Prebble edging closer to old mark

PUBLISHED : Monday, 23 June, 2008, 12:00am
UPDATED : Monday, 23 June, 2008, 12:00am

While the jockeys' championship has had none of last year's thrilling rollercoaster ride to an outcome that was never certain until the final day, the main protagonists can lay claim to having performed even better this time around and Brett Prebble's three-timer yesterday took him close to confirming it.

Douglas Whyte is already well past the 91 wins that scored him the championship in 2007, but Prebble, who finished with 81 wins last year, is also getting close to eclipsing that 'personal best' this term.

Twin victories for David Hall on Bravo Bravo and Ankh Morpork built on a solid start in the second with Majestic Heart for Manfred Man Ka-leung, with Prebble's tally now 78.

'It's ironic that I could end up with a better result than last year.
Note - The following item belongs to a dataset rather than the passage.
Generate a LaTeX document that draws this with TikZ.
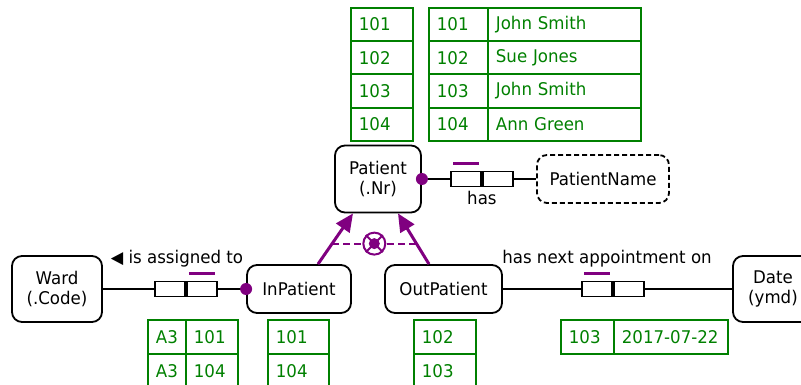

I was jumping on and off more horses last year than I ever have in my life and pulling out all the stops, doing whatever I could to try to win the championship and the strain of it sent me off to the summer break exhausted,' Prebble said. 'This season I've taken it easier and tried to do more work on helping trainers to target horses for their races and it seems to have worked out at least as well and without the stress.'

The Ankh Morpork win saw him coming back in distance from 1,800m last start, despite his form in Australia having seen him tried right up to the 2,500m of the Victoria Derby.

'It happens everywhere that horses are three-year-olds and get tried as stayers for the sake of classic races because you only get one chance,' said Hall.

'But I don't think Ankh Morpork stays at all. You might think from his pedigree that he might stay but he isn't shaped like a stayer and I believe he was better suited coming back to the mile today. This is going to be his best distance.'

Bravo Bravo also promises more fun after taking his second victory from six starts under topweight in the Class Four over 1,200m yesterday and it hasn't all been plain sailing for the gelding.

'He had a tendon problem after winning in November and took some time to get over it but he has always shown some potential. He probably did just need the race when he ran at 1,400 metres first-up and got tired,' Hall said.

'I brought him back to 1,200 metres because he's been going quite keenly in his work and the faster tempo of the shorter race would help to overcome that. As it turned out, the pace suited him.'

The double for Hall equalled his previous best of 39 wins and one more would see the Australian's trend of improving each season continue.